First, Robert Abela is very publicly imposing on the inquiry his view on what is and what is not relevant. That is not for him to decide. He is entitled to a view, as we all are, and at a stretch one can argue that he is entitled to express it though in his role as prime minister of the government, the performance of which is being investigated by this inquiry, he would do better to shut up.
But he’s doing more than expressing his clumsy view. He is exercising his executive power to limit the inquiry to a short amount of time in which to rank the witnesses it wishes to interview, leaving out relevant witnesses merely because at face value they might seem less relevant than others.
Second, the terms of reference of the inquiry expressly require the board to roam outside the narrow scope of the question “who killed Daphne”. This is an inquiry into state failure before and after the killing. It is an inquiry into the structural causes, that are deeper than the narrow motive of the crime. It is for the criminal investigation to establish motive by understanding why Yorgen Fenech might be annoyed, worried, angry or disturbed to learn Daphne was in possession of leaks from the Electrogas deal. But it’s for the independent inquiry to establish how corruption in the Electrogas deal was possible and how and why it was covered up for as long as it did, even up to now.

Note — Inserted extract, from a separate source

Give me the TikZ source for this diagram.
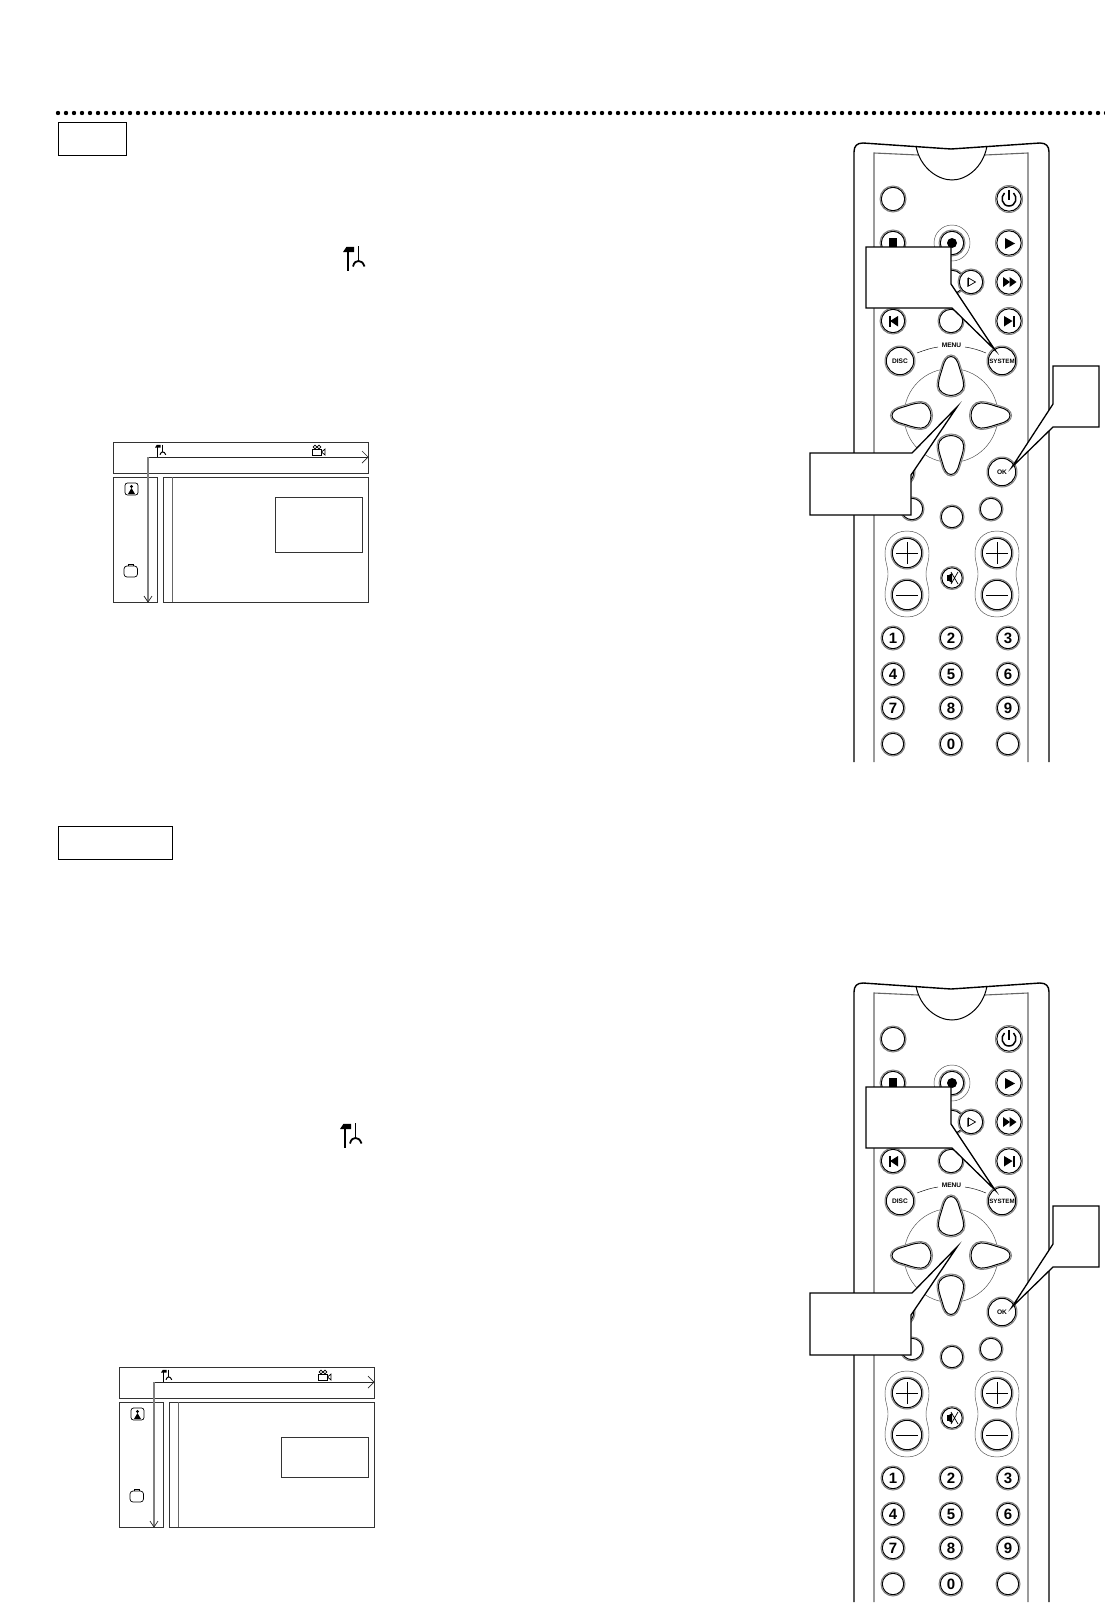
\documentclass[tikz,border=0pt]{standalone}
\usepackage{fontspec}
\setmainfont{Liberation Sans}
\tikzset{
  btnbase/.style={circle,draw=black!50,line width=1pt,fill=white,inner sep=0pt,text=black},
  ring/.style={draw=black,line width=1pt},
  thinline/.style={draw=black!70,line width=0.45pt},
  bodyline/.style={draw=black,line width=1.4pt,line join=round},
  innerline/.style={draw=black!60,line width=1.1pt},
  callout/.style={draw=black,fill=white,line width=1.3pt,line join=miter,miter limit=20},
  labelbox/.style={draw=black,fill=white,line width=1pt},
  scrbox/.style={draw=black!80,line width=1pt},
  scrarrow/.style={draw=black!85,line width=0.9pt},
  vscrarrow/.style={draw=black!50,line width=1.2pt},
  glyph/.style={fill=black,draw=none},
  iconline/.style={draw=black,line width=0.7pt},
  tiny/.style={font=\fontsize{6.6}{7}\selectfont\bfseries}
}
% name, x, y, radius, content
\newcommand\btn[5]{%
  \node[btnbase,minimum size=2*#4pt] (#1) at (#2,#3) {};
  \draw[ring] (#2,#3) circle[radius=#4pt-1.3pt];
  \node[inner sep=0pt] (#1t) at (#2,#3) {#5};
}
\newcommand\petal[1]{%
  \begin{scope}[shift={(951,415.5)},rotate=#1]
    \path[draw=black!50,fill=white,line width=1pt]
      (0,-60.5) .. controls (-5,-60.5) and (-8,-55) .. (-9.5,-49)
      .. controls (-11,-43) and (-14,-37) .. (-14,-30)
      .. controls (-14,-23) and (-7,-18.5) .. (0,-18.5)
      .. controls (7,-18.5) and (14,-23) .. (14,-30)
      .. controls (14,-37) and (11,-43) .. (9.5,-49)
      .. controls (8,-55) and (5,-60.5) .. (0,-60.5) -- cycle;
    \path[draw=black,line width=1pt]
      (0,-59) .. controls (-4,-59) and (-6.8,-54.5) .. (-8.2,-48.6)
      .. controls (-9.7,-42.6) and (-12.6,-37) .. (-12.6,-30)
      .. controls (-12.6,-24) and (-6,-20) .. (0,-20)
      .. controls (6,-20) and (12.6,-24) .. (12.6,-30)
      .. controls (12.6,-37) and (9.7,-42.6) .. (8.2,-48.6)
      .. controls (6.8,-54.5) and (4,-59) .. (0,-59) -- cycle;
  \end{scope}
}
\newcommand\capsule[1]{%
  \begin{scope}[shift={(#1,0)}]
    \draw[thinline] (0,531) .. controls (14,531) and (22,541) .. (22,553)
      .. controls (22,563) and (19,566) .. (19,574)
      .. controls (19,582) and (22,585) .. (22,595)
      .. controls (22,607) and (14,617) .. (0,617)
      .. controls (-14,617) and (-22,607) .. (-22,595)
      .. controls (-22,585) and (-19,582) .. (-19,574)
      .. controls (-19,566) and (-22,563) .. (-22,553)
      .. controls (-22,541) and (-14,531) .. (0,531) -- cycle;
  \end{scope}
}
\newcommand\digitfmt{\fontsize{15}{16}\selectfont\bfseries}
\newcommand\remote[2]{%
\begin{scope}[shift={(0,#2)}]
  % body
  \draw[bodyline] (854,762) -- (854,152) .. controls (854,146) and (857,143) .. (863,143)
    -- (951,149) -- (1040,143) .. controls (1046,143) and (1049,146) .. (1049,152) -- (1049,762);
  \draw[innerline] (874,762) -- (874,153) -- (918,155);
  \draw[innerline] (1028,762) -- (1028,153) -- (985,155);
  \draw[draw=black,line width=1pt] (916,146) .. controls (920,168) and (938,180) .. (952,180)
    .. controls (966,180) and (983,168) .. (987,146);
  % row 1
  \btn{#1a}{893}{199}{13}{}
  \btn{#1pw}{1009}{199}{13.5}{}
  \draw[black,line width=1.5pt] (1004.5,193) .. controls (1000,197) and (1002,206) .. (1009,206)
    .. controls (1016,206) and (1018,197) .. (1013.5,193);
  \draw[black,line width=1.5pt] (1009,190) -- (1009,200);
  % row 2
  \btn{#1st}{893}{243}{13}{}
  \fill[glyph] (889,238) rectangle (897,248);
  \draw[thinline] (952,243) circle[radius=18pt];
  \btn{#1rec}{952}{243}{13}{}
  \fill[glyph] (952,243) circle[radius=5pt];
  \btn{#1pl}{1009}{243}{13.5}{}
  \fill[glyph] (1005,238) -- (1015,243.5) -- (1005,249) -- cycle;
  % row 3
  \btn{#1s0}{893}{282}{13}{}
  \btn{#1s1}{952}{282}{13}{}
  \btn{#1sl}{971}{282}{13}{}
  \draw[black,line width=.7pt] (968.5,278) -- (975.5,282) -- (968.5,286) -- cycle;
  \draw[black!60,line width=1pt] (967.5,277.5) -- (967.5,286.5);
  \btn{#1ff}{1009}{282}{13.5}{}
  \fill[glyph] (1003,277) -- (1010,282) -- (1003,287) -- cycle;
  \fill[glyph] (1009.5,277) -- (1016.5,282) -- (1009.5,287) -- cycle;
  % row 4
  \btn{#1pv}{893}{321}{13}{}
  \fill[glyph] (888.5,316) rectangle (890.5,326.5);
  \fill[glyph] (898,316) -- (890,321) -- (898,326.5) -- cycle;
  \btn{#1b}{951}{321}{13}{}
  \btn{#1nx}{1009}{321}{13.5}{}
  \fill[glyph] (1012.5,316) rectangle (1014.5,326.5);
  \fill[glyph] (1004,316) -- (1012.5,321) -- (1004,326.5) -- cycle;
  % menu
  \draw[thinline,draw=black] (917,353) .. controls (925,350) and (931,348) .. (938,347);
  \draw[thinline,draw=black] (965,347) .. controls (972,348) and (979,350) .. (986,353);
  \node[tiny,inner sep=0pt] (#1menu) at (951.5,345.5) {MENU};
  \btn{#1disc}{900}{361}{15}{\fontsize{6.6}{7}\selectfont\bfseries DISC}
  \btn{#1sys}{1002}{361}{15}{\fontsize{6.2}{7}\selectfont\bfseries SYSTEM}
  \draw[thinline] (951,415.5) circle[radius=47pt];
  \petal{0}\petal{-90}\petal{90}\petal{180}
  \btn{#1h}{900}{472}{15}{}
  \btn{#1ok}{1002}{472}{15}{\fontsize{6.6}{7}\selectfont\bfseries OK}
  \btn{#1c1}{912}{509}{12}{}
  \btn{#1c2}{952}{517}{12}{}
  \btn{#1c3}{991}{509}{12}{}
  % volume
  \capsule{907}\capsule{997}
  \foreach \cx/\nm in {907/l,997/r}{
    \btn{#1vp\nm}{\cx}{553}{16}{}
    \draw[black,line width=.9pt] (\cx-11,553) -- (\cx+11,553) (\cx,542) -- (\cx,564);
    \btn{#1vm\nm}{\cx}{595}{16}{}
    \draw[black,line width=.9pt] (\cx-11,595) -- (\cx+11,595);
  }
  \btn{#1mu}{952}{578}{11.5}{}
  \fill[glyph] (947,575) rectangle (949,581);
  \fill[glyph] (949,575) -- (952,573) -- (952,583) -- (949,581) -- cycle;
  \draw[black,line width=.7pt] (951,572) -- (958,584) (958,572) -- (951,584);
  % digits
  \btn{#1n1}{893}{638}{12}{\digitfmt 1}
  \btn{#1n2}{951}{638}{12}{\digitfmt 2}
  \btn{#1n3}{1008}{638}{12}{\digitfmt 3}
  \btn{#1n4}{893}{674}{12}{\digitfmt 4}
  \btn{#1n5}{951}{674}{12}{\digitfmt 5}
  \btn{#1n6}{1008}{674}{12}{\digitfmt 6}
  \btn{#1n7}{893}{708}{12}{\digitfmt 7}
  \btn{#1n8}{951}{708}{12}{\digitfmt 8}
  \btn{#1n9}{1008}{708}{12}{\digitfmt 9}
  \btn{#1x1}{893}{744}{12}{}
  \btn{#1n0}{951}{744}{12}{\digitfmt 0}
  \btn{#1x2}{1008}{744}{12}{}
  % callouts
  \path[callout] (866,247) -- (951,247) -- (951,284) -- (995,350) -- (952,308) -- (866,308) -- cycle;
  \path[callout] (1053,366) -- (1099,366) -- (1099,427) -- (1053,427) -- (1012,467) -- (1053,404) -- cycle;
  \path[callout] (810,453) -- (912,453) -- (957,407) -- (911,475) -- (911,515) -- (810,515) -- cycle;
\end{scope}}
\newcommand\toolicon[4]{% x y scale stroke
  \begin{scope}[shift={(#1,#2)},scale=#3]
    \fill[black] (0,6) -- (3.5,0.8) -- (11,0.8) -- (11,6) -- cycle;
    \draw[black,line width=#4pt] (5.3,2) -- (5.3,25);
    \draw[black,line width=#4pt] (15.5,0) -- (15.5,15);
    \draw[black,line width=#4pt] (10,20.5) .. controls (11,16) and (13.5,15) .. (15.5,15) .. controls (17.5,15) and (20,16) .. (21.5,20.5);
  \end{scope}}
\newcommand\screen[5]{% prefix dx dy, small box top, bottom
\begin{scope}[shift={(#2,#3)}]
  \draw[scrbox] (113,442) rectangle (368,473);
  \draw[scrbox] (113,477) rectangle (157,602);
  \draw[scrbox] (163,477) rectangle (368,602);
  \draw[scrbox,draw=black!60] (172,477) -- (172,602);
  \draw[scrbox] (275,#4) rectangle (362,#5);
  \coordinate (#1o) at (148,457);
  \coordinate (#1h) at (368,457);
  \coordinate (#1v) at (148,602);
  \draw[scrarrow] (#1o) -- (#1h);
  \draw[scrarrow,line width=.7pt] (362,451) -- (#1h) -- (362,463);
  \draw[vscrarrow] (#1o) -- (#1v);
  \draw[scrarrow,line width=.7pt] (144,596) -- (#1v) -- (152,596);
  \toolicon{155}{444.5}{0.5}{1}
  \draw[iconline] (312,449) rectangle (321,455);
  \draw[iconline] (315,447) circle[radius=1.9pt] (319,447) circle[radius=1.9pt];
  \draw[iconline] (321.5,452) -- (325,449) -- (325,455) -- cycle;
  \draw[iconline,rounded corners=2.5pt] (125,483) rectangle (138,495);
  \fill[black] (131.5,486.5) circle[radius=1.6pt];
  \fill[black] (131.5,488) -- (135,494) -- (128,494) -- cycle;
  \draw[iconline,rounded corners=3pt] (124,566) rectangle (137.5,577);
  \draw[iconline] (128.5,566) -- (128.5,564) -- (133,564) -- (133,566);
\end{scope}}
\begin{document}
\begin{tikzpicture}[x=1pt,y=-1pt]
  \useasboundingbox (0,0) rectangle (1105,1619);
  \fill[white] (0,0) rectangle (1105,1619);
  \foreach \i in {0,...,131}{\fill[black] (58+8*\i,113) circle[radius=2.2pt];}
  \node[labelbox,anchor=north west,minimum width=68pt,minimum height=33pt,inner sep=0pt] (head1) at (58,122) {};
  \node[labelbox,anchor=north west,minimum width=114pt,minimum height=33pt,inner sep=0pt] (head2) at (58,826) {};
  \toolicon{343}{246}{1}{1.8}
  \toolicon{340}{1123}{1}{1.8}
  \screen{sa}{0}{0}{497}{552}
  \screen{sb}{6}{925}{512}{552}
  \remote{ra}{0}
  \remote{rb}{840}
\end{tikzpicture}
\end{document}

Third, this is not a judicial process. Comparing it with one because of appearances – judges presiding and convening in a court room – is unfair, and to use Robert Abela’s favourite consideration today, irrelevant. This is a fact-finding mission. And finding facts should be allowed to last as long as it takes to find them.
Since when has Robert Abela been bothered with how long it takes for investigations in this country to get anywhere. Magistrates and police officers have had evidence about the Panama Papers for over 4 years. I never heard Robert Abela imposing deadlines. Nor will I. For the same reasons that he’s so keen to stop the Daphne inquiry: the inconvenience its continuation would cause him and his friends in and of the government.
As with the statement about Joseph Muscat not being the subject of a police investigation this is another outrage of a government that shuts down independent agents and institutions in this country when their work becomes an inconvenience to it.
The inquiry has been appointed under the Inquiries Act which means that at law the prime minister is entitled to impose these deadlines. This is the sort of discretion that since Joseph Muscat, our two prime ministers have been happy to abuse to serve their own interests. Malta’s failure to have a proper legislative framework for an independent investigation of its government’s conduct is being exploited by the prime minister without regard to the higher principle in law: the fundamental human right to life that was denied terminally when Daphne was killed and continues to be denied now with this abusive intervention.
Just because the prime minister has the legal power to shut down the inquiry, does not mean he should. The problem is with the legal power. This is like the legal power Joseph Muscat had to appoint his cronies as judges. He did have the power but using it still amounted to anti-democratic abuse.
Robert Abela stepped out of line twice, both times out of fear that the truth about the assassination of Daphne Caruana Galizia would cause him and his government problems. It is supremely ironic that were the independent inquiry to be allowed to work without hindrance it would also have to investigate why Robert Abela is trying to stop it. That may feel metaphysical. But the simple reality is that the inquiry is bound to establish whether the state has allowed justice for Daphne to happen. Stopping the inquiry before time is one way that justice is being denied.
Maybe taller. Maybe younger. Maybe more muscular. But this show is still run by a Joseph Muscat.